Given task
Without the pictures, print the lines running from the beginning of the material to the line containing "var yTicks = [0, 0.5, 1.0, 1.5];", both ends included.

### Material for the task

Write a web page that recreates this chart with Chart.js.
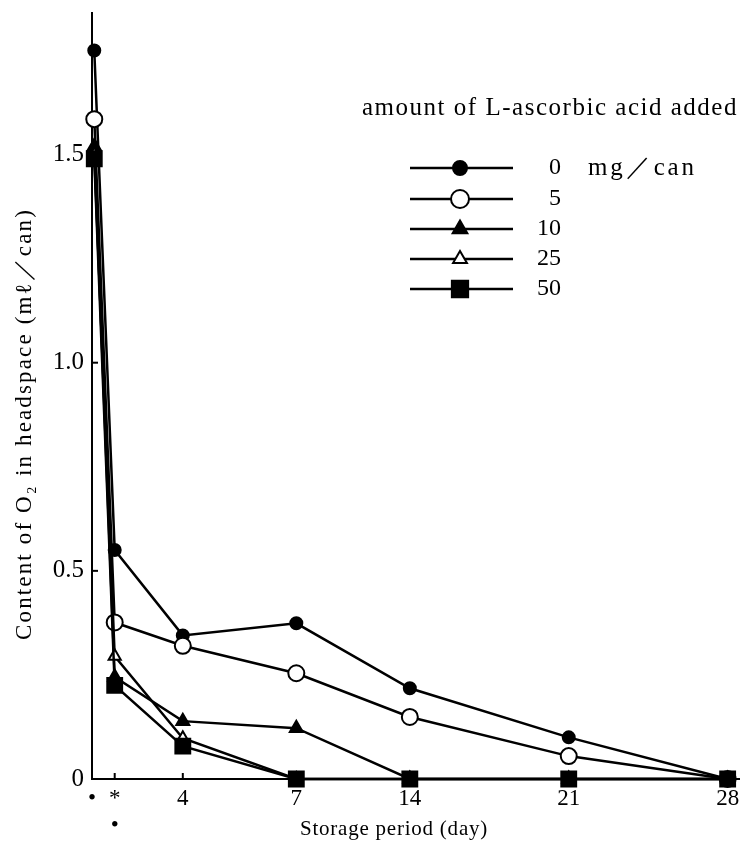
<!DOCTYPE html>
<html>
<head>
<meta charset="utf-8">
<script src="https://cdn.jsdelivr.net/npm/chart.js@4/dist/chart.umd.min.js"></script>
<style>
  html, body { margin: 0; padding: 0; background: #fff; }
  #o2Chart { display: block; }
</style>
</head>
<body>
<canvas id="o2Chart" width="742" height="844"></canvas>
<script>
// sampling points on the storage axis (the original axis is not to scale)
var xPos = [0.1, 1, 4, 9, 14, 21, 28];
var tickPos = [0, 1, 4, 9, 14, 21, 28];
var tickLabels = ['•', ['*', '•'], '4', '7', '14', '21', '28'];
var yTicks = [0, 0.5, 1.0, 1.5];

// O2 content (ml/can) per amount of L-ascorbic acid added
var seriesNames = ['0', '5', '10', '25', '50'];
var o2_0mg = [1.75, 0.55, 0.345, 0.374, 0.218, 0.10, 0];
var o2_5mg = [1.585, 0.376, 0.32, 0.254, 0.149, 0.055, 0];
var o2_10mg = [1.52, 0.245, 0.139, 0.122, 0, 0, 0];
var o2_25mg = [1.50, 0.295, 0.098, 0, 0, 0, 0];
var o2_50mg = [1.49, 0.225, 0.079, 0, 0, 0, 0];

var serif = '"Liberation Serif", "DejaVu Serif", serif';

function toPoints(values) {
    return values.map(function(v, i) {
        return { x: xPos[i], y: v };
    });
}

function makeSet(label, values, style, radius, filled, order) {
    return {
        label: label,
        data: toPoints(values),
        borderColor: '#000',
        borderWidth: 2.5,
        pointStyle: style,
        pointRadius: radius,
        pointBorderWidth: 2,
        pointBorderColor: '#000',
        pointBackgroundColor: filled ? '#000' : '#fff',
        tension: 0,
        fill: false,
        clip: false,
        order: order
    };
}

// later series sit on top, like the squares in the original
var datasets = [
    makeSet(seriesNames[0], o2_0mg, 'circle', 6, true, 4),
    makeSet(seriesNames[1], o2_5mg, 'circle', 8, false, 3),
    makeSet(seriesNames[2], o2_10mg, 'triangle', 7.5, true, 2),
    makeSet(seriesNames[3], o2_25mg, 'triangle', 7, false, 1),
    makeSet(seriesNames[4], o2_50mg, 'rect', 10.5, true, 0)
];

// spread text over a given width (the scan uses wide type)
function wideText(ctx, text, x, y, width) {
    ctx.letterSpacing = '0px';
    var w = ctx.measureText(text).width;
    ctx.letterSpacing = Math.max(0, (width - w) / text.length) + 'px';
    ctx.fillText(text, x, y);
    ctx.letterSpacing = '0px';
}

// inward tick marks, titles and the line/marker legend
var decorPlugin = {
    id: 'decor',
    afterDraw: function(chart) {
        var ctx = chart.ctx;
        var xs = chart.scales.x, ys = chart.scales.y;
        var area = chart.chartArea;
        ctx.save();
        ctx.strokeStyle = '#000';
        ctx.lineWidth = 2;
        tickPos.forEach(function(t) {
            var px = xs.getPixelForValue(t);
            ctx.beginPath();
            ctx.moveTo(px, area.bottom);
            ctx.lineTo(px, area.bottom - 6);
            ctx.stroke();
        });
        yTicks.forEach(function(t) {
            var py = ys.getPixelForValue(t);
            ctx.beginPath();
            ctx.moveTo(area.left, py);
            ctx.lineTo(area.left + 6, py);
            ctx.stroke();
        });

        ctx.fillStyle = '#000';
        ctx.textBaseline = 'middle';
        ctx.textAlign = 'left';

        // x title
        ctx.font = '21px ' + serif;
        wideText(ctx, 'Storage period (day)', 300, 829, 188);

        // y title
        ctx.save();
        ctx.translate(25, 640);
        ctx.rotate(-Math.PI / 2);
        ctx.font = '23px ' + serif;
        wideText(ctx, 'Content of O₂ in headspace (mℓ／can)', 0, 0, 432);
        ctx.restore();

        // legend
        ctx.font = '25px ' + serif;
        wideText(ctx, 'amount of L-ascorbic acid added', 362, 108, 376);
        var rowY = [168, 199, 229, 259, 289];
        chart.data.datasets.forEach(function(ds, i) {
            var y = rowY[i];
            ctx.lineWidth = 2.5;
            ctx.strokeStyle = '#000';
            ctx.beginPath();
            ctx.moveTo(410, y);
            ctx.lineTo(513, y);
            ctx.stroke();
            ctx.lineWidth = 2;
            ctx.fillStyle = ds.pointBackgroundColor;
            Chart.helpers.drawPoint(ctx, {
                pointStyle: ds.pointStyle,
                radius: ds.pointRadius + 1,
                rotation: 0,
                borderWidth: 2
            }, 460, y);
            ctx.fillStyle = '#000';
            ctx.textAlign = 'right';
            ctx.font = '24px ' + serif;
            ctx.fillText(ds.label, 561, y);
        });
        ctx.textAlign = 'left';
        ctx.font = '25px ' + serif;
        wideText(ctx, 'mg／can', 588, rowY[0], 109);
        ctx.restore();
    }
};

new Chart(document.getElementById('o2Chart').getContext('2d'), {
    type: 'line',
    data: { datasets: datasets },
    plugins: [decorPlugin],
    options: {
        responsive: false,
        animation: false,
        devicePixelRatio: 1,
        layout: { autoPadding: false, padding: { top: 13, right: 3, left: 0, bottom: 0 } },
        plugins: {
            legend: { display: false },
            tooltip: { enabled: false }
        },
        scales: {
            x: {
                type: 'linear',
                min: 0,
                max: 28.5,
                afterBuildTicks: function(scale) {
                    scale.ticks = tickPos.map(function(v) { return { value: v }; });
                },
                afterFit: function(scale) {
                    scale.height = 65;
                    scale.paddingLeft = 0;
                    scale.paddingRight = 0;
                },
                ticks: {
                    autoSkip: false,
                    maxRotation: 0,
                    padding: 6,
                    color: '#000',
                    font: { family: serif, size: 23 },
                    callback: function(value) {
                        return tickLabels[tickPos.indexOf(value)];
                    }
                },
                grid: { drawOnChartArea: false, drawTicks: false },
                border: { color: '#000', width: 2 }
            },
            y: {
                min: 0,
                max: 1.84,
                afterBuildTicks: function(scale) {
                    scale.ticks = yTicks.map(function(v) { return { value: v }; });
                },
                afterFit: function(scale) {
                    scale.width = 92;
                    scale.paddingTop = 0;
                    scale.paddingBottom = 0;
                },
                ticks: {
                    padding: 8,
                    color: '#000',
                    font: { family: serif, size: 25 },
                    callback: function(value) {
                        return value === 0 ? '0' : value.toFixed(1);
                    }
                },
                grid: { drawOnChartArea: false, drawTicks: false },
                border: { color: '#000', width: 2 }
            }
        }
    }
});
</script>
</body>
</html>
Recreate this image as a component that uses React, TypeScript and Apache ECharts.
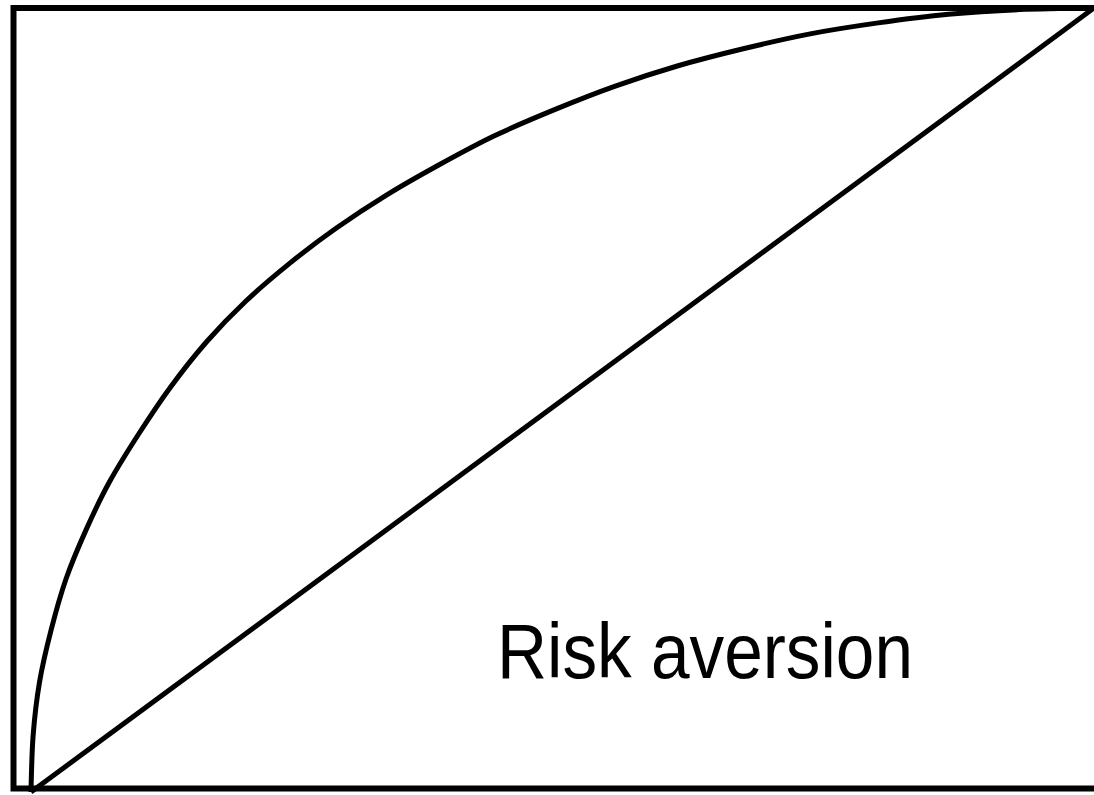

######

Final result
Write a web page that recreates this chart with Chart.js.
<!DOCTYPE html>
<html>
<head>
<meta charset="utf-8">
<script src="https://cdn.jsdelivr.net/npm/chart.js@4/dist/chart.umd.min.js"></script>
<style>
  html, body { margin: 0; padding: 0; background: #fff; }
  #o2Chart { display: block; }
</style>
</head>
<body>
<canvas id="o2Chart" width="742" height="844"></canvas>
<script>
// sampling points on the storage axis (the original axis is not to scale)
var xPos = [0.1, 1, 4, 9, 14, 21, 28];
var tickPos = [0, 1, 4, 9, 14, 21, 28];
var tickLabels = ['•', ['*', '•'], '4', '7', '14', '21', '28'];
var yTicks = [0, 0.5, 1.0, 1.5];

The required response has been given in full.